The sole issue presented in this appeal is whether a corporation, revived pursuant to G. L. c. 156B, Section 108, may maintain an action instituted prior to its revival but after the expiration of the three-year period provided by G. L. c. 156B, Section 102, for the winding up of corporate affairs following dissolution. Based on the statement of the proceedings submitted by the parties and approved by the judge pursuant to Mass.R.A.P. 8(c), as appearing in 378 Mass. 933 (1979), it appears that the defendant is a Massachusetts corporation which was dissolved by the Supreme Judicial Court on July 14, 1976. Approximately three years and three months after that dissolution, the defendant invoked the arbitration provision of a 1973 construction contract to resolve a dispute with the plaintiff concerning certain windows installed by the plaintiff in a Scituate medical building. After a hearing before an arbitrator (in which the plaintiff unsuccessfully argued that the defendant was not entitled to maintain the arbitration proceeding because of its 1976 dissolution), the
defendant received an award of $25,000. Thereafter, the plaintiff instituted the present action pursuant to G. L. c. 251, Section 12, to vacate that award. The plaintiff's application was heard in the Superior Court on August 24, 1981. During that hearing the defendant informed the judge that revival proceedings had been instituted with the State Secretary and requested that the judge postpone any decision on the matter pending the issuance of the revival certificate. The judge agreed to take the entire matter under advisement.
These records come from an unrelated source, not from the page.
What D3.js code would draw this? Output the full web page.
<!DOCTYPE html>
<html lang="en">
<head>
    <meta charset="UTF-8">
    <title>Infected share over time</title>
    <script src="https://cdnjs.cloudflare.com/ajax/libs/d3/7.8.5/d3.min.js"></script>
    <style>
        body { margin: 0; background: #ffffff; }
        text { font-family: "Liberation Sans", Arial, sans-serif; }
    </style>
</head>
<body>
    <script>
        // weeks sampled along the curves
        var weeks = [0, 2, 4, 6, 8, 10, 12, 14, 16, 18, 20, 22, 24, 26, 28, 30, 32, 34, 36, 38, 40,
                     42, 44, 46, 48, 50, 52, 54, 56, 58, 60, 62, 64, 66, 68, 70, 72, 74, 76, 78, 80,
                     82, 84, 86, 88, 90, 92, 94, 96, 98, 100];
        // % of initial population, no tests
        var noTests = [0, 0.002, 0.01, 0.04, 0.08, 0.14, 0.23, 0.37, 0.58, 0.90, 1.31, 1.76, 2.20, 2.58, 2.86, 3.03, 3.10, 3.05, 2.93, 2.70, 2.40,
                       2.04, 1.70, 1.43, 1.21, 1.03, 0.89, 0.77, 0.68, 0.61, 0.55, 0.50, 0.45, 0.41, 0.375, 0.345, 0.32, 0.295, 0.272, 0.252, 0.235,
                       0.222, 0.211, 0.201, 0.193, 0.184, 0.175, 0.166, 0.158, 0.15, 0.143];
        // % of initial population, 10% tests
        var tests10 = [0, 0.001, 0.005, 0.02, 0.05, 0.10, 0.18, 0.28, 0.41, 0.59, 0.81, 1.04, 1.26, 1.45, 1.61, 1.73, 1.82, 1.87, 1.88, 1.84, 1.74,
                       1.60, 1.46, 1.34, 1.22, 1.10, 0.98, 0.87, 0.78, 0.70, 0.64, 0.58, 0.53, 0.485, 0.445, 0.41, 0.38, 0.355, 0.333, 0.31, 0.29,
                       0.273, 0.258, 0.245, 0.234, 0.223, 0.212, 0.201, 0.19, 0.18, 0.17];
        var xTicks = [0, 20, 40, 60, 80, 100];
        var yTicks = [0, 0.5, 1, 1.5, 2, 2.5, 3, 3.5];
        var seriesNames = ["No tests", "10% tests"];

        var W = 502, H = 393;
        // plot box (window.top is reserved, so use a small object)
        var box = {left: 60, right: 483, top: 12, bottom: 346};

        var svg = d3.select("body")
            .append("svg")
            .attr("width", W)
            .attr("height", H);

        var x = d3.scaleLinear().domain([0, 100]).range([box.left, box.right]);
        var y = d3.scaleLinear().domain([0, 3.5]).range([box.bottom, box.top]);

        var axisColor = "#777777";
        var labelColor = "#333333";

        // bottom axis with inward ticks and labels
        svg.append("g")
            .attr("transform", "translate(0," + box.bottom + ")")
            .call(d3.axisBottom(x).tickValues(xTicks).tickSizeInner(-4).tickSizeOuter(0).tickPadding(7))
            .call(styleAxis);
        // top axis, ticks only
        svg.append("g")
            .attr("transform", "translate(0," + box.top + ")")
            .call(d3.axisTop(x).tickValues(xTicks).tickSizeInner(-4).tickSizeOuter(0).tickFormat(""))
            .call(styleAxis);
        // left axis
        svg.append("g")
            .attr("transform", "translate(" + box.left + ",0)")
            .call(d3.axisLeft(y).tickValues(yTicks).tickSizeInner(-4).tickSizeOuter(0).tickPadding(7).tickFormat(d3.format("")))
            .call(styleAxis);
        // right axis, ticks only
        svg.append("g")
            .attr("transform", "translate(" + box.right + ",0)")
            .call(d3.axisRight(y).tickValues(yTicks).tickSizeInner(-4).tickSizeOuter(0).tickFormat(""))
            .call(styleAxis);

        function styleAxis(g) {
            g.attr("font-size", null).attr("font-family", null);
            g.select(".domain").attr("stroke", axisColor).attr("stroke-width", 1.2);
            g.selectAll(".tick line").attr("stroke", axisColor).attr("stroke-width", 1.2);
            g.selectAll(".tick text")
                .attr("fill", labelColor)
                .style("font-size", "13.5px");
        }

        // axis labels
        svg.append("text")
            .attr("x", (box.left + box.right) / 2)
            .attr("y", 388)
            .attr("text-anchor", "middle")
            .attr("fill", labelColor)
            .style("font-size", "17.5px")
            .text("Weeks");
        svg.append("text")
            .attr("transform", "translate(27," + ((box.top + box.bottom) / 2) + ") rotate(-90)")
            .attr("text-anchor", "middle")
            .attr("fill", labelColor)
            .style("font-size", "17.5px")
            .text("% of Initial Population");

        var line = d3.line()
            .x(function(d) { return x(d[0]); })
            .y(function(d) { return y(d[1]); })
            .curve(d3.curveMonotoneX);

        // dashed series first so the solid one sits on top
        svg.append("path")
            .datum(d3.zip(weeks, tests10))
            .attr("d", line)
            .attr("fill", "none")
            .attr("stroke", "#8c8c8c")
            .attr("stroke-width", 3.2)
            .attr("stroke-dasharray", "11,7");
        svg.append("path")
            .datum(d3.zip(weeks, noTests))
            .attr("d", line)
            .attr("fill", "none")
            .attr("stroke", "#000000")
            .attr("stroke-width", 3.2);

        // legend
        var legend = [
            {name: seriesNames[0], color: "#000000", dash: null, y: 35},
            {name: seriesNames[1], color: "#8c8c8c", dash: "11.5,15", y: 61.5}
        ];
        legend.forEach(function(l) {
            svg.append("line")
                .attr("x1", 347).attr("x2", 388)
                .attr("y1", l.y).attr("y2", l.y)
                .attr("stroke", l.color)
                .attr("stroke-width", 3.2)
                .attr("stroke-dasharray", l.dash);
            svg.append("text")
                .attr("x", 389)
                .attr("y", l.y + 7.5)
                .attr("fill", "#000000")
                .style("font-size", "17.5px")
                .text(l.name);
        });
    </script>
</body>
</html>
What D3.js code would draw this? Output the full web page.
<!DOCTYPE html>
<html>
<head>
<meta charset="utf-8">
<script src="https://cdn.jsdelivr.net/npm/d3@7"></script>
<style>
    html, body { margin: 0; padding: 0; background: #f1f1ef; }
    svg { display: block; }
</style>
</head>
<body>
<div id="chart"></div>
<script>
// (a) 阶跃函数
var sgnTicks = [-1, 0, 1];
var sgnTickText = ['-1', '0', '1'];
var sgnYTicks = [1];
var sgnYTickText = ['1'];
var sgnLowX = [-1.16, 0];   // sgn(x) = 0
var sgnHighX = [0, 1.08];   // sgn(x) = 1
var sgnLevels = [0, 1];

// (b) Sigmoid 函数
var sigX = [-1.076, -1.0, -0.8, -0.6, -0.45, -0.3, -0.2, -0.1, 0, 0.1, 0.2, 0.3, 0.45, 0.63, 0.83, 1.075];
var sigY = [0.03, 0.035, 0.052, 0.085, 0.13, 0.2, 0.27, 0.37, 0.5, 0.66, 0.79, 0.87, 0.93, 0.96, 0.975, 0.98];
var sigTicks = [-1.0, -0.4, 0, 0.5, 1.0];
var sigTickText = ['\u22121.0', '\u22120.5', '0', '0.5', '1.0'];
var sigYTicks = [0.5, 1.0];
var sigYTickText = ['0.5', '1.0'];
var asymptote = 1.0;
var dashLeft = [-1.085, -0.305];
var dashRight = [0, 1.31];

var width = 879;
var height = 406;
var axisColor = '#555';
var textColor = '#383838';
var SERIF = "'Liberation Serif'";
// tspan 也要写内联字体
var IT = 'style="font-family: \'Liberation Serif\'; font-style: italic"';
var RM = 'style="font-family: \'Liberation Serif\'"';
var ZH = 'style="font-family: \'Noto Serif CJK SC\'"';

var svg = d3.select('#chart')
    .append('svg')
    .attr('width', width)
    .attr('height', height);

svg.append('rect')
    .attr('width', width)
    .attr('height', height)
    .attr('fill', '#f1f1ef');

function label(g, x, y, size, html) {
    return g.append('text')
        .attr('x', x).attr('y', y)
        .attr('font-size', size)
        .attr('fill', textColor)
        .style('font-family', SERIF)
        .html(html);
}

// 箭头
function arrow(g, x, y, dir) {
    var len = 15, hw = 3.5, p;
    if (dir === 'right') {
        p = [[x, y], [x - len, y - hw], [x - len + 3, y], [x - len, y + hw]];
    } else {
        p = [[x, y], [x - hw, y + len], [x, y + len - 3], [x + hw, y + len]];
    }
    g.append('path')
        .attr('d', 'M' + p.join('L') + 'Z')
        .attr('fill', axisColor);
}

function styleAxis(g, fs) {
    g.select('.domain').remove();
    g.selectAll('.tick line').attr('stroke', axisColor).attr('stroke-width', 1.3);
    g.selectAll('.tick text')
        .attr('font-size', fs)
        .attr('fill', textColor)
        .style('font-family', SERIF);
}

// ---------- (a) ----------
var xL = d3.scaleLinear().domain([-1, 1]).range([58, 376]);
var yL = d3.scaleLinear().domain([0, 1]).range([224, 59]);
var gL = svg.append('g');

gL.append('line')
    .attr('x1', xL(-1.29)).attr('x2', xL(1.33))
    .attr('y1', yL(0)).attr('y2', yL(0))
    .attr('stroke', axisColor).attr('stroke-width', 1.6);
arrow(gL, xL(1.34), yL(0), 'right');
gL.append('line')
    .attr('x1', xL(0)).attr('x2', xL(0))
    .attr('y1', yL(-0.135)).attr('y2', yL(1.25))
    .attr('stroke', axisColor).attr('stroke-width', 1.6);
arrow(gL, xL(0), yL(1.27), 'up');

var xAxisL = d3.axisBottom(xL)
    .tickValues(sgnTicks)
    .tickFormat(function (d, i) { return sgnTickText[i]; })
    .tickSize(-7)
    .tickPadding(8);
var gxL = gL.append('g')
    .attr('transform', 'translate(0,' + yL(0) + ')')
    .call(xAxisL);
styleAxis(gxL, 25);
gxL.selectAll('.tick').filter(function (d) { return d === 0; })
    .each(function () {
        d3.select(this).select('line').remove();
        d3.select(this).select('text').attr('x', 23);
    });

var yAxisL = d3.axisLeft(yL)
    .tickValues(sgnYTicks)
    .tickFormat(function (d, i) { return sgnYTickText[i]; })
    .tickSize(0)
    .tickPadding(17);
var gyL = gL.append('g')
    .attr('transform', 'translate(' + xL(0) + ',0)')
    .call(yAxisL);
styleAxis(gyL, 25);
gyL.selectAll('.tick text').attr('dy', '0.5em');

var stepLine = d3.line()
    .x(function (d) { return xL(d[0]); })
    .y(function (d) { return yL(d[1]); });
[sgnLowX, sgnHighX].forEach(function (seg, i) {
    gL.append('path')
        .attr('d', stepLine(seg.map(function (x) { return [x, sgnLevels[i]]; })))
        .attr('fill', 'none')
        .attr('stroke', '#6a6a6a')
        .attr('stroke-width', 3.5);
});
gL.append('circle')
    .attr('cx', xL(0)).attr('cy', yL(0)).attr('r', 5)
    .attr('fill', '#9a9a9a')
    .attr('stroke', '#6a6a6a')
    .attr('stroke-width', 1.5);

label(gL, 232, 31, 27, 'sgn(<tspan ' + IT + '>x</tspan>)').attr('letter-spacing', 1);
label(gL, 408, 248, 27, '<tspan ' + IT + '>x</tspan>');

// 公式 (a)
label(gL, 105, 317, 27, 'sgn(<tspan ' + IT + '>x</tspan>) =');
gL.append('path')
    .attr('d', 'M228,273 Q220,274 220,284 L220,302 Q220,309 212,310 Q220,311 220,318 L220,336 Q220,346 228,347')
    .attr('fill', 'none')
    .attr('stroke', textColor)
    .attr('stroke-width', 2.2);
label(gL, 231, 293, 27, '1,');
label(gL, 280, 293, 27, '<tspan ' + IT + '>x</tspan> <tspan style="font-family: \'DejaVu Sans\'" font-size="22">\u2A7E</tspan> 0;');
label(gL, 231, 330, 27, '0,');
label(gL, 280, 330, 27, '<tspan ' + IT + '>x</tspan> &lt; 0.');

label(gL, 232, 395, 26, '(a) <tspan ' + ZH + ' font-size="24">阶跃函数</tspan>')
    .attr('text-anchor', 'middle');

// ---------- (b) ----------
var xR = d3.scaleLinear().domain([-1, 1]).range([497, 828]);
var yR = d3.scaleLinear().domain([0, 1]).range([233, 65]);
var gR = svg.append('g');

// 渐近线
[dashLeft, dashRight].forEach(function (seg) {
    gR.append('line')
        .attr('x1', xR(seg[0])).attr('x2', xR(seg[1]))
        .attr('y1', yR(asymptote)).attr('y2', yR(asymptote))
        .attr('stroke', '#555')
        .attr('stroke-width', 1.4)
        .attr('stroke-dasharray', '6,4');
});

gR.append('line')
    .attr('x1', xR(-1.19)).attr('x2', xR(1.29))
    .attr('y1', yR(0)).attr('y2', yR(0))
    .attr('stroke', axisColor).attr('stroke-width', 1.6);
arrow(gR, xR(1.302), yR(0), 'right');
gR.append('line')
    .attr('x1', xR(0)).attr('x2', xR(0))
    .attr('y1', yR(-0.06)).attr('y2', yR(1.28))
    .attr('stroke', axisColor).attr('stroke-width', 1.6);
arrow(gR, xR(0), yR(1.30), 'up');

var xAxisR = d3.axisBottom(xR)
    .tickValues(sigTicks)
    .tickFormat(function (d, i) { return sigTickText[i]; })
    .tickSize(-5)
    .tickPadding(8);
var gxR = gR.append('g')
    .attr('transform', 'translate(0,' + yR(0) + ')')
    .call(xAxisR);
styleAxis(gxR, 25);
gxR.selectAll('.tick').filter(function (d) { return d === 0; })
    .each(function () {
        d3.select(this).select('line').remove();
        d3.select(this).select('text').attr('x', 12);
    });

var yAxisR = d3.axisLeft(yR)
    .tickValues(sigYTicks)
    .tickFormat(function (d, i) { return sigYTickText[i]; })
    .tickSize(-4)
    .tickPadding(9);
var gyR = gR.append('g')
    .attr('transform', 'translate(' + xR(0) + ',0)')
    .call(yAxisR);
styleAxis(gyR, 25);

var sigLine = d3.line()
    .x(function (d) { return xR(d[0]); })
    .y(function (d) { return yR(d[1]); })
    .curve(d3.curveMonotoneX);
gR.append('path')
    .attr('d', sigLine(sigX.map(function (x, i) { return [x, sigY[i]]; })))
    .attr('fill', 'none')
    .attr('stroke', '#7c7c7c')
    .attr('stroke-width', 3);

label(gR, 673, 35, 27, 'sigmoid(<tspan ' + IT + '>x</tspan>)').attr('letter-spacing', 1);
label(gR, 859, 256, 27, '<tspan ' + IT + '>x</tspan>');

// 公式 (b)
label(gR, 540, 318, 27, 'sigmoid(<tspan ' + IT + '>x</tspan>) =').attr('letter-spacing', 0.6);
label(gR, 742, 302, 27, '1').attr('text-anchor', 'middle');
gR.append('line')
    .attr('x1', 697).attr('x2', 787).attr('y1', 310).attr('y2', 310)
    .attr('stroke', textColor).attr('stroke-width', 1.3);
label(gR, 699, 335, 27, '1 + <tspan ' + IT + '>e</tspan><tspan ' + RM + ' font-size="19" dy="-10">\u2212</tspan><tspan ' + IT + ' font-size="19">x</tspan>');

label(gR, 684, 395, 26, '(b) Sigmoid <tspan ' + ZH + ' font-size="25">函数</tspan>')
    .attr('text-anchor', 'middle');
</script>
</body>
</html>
Although the revival certificate was subsequently obtained and delivered to the judge before 4:00 P.M. that day, the award was vacated on August 24.
Resolution of the present question is governed by G. L. c. 156B, Section 108, inserted by St. 1964, c. 723, Section 1. In pertinent part, it provides that once a revival certificate is filed by the State Secretary, the corporation "shall stand revived with the same powers, duties and obligations as if it had not been dissolved . . . and all acts and proceedings of its officers, directors and stockholders, acting or purporting to act as such, which would have been legal and valid but for such dissolution, shall . . . stand ratified and confirmed." That language mandates the conclusion that where, as here, a revival certificate is filed prior to the entry of judgment, the right of the revived corporation to maintain the action is retroactively restored, at least to the date on which the three-year period provided for in Section 102 expired. That conclusion is fully supported by the Supreme Judicial Court's suggestion in Salvato v. DiSilva Transp. Co., 329 Mass. 305 , 307-308 (1952), that a revival effected under G. L. c. 155, Section 56, as amended by St. 1939, c. 456, Section 2, restored the obligation of the revived corporation to defend an action brought against it after the expiration of the period provided in G. L. c. 155, Section 51. See Kennedy v. Strand Radio Sales and Serv., Inc., ante 935 (1982). See also Russell Box Co. v. Commissioner of Corps. and Taxn., 325 Mass. 536 (1950). Our decision in Alexander v. Casco Music Syss., Inc., 3 Mass. App. Ct. 716 (1975), relied upon by the judge in vacating the award, did not involve revival of a dissolved corporation and is not controlling in the circumstances of this case. The order vacating the award is reversed, and a new order is to be entered dismissing the complaint.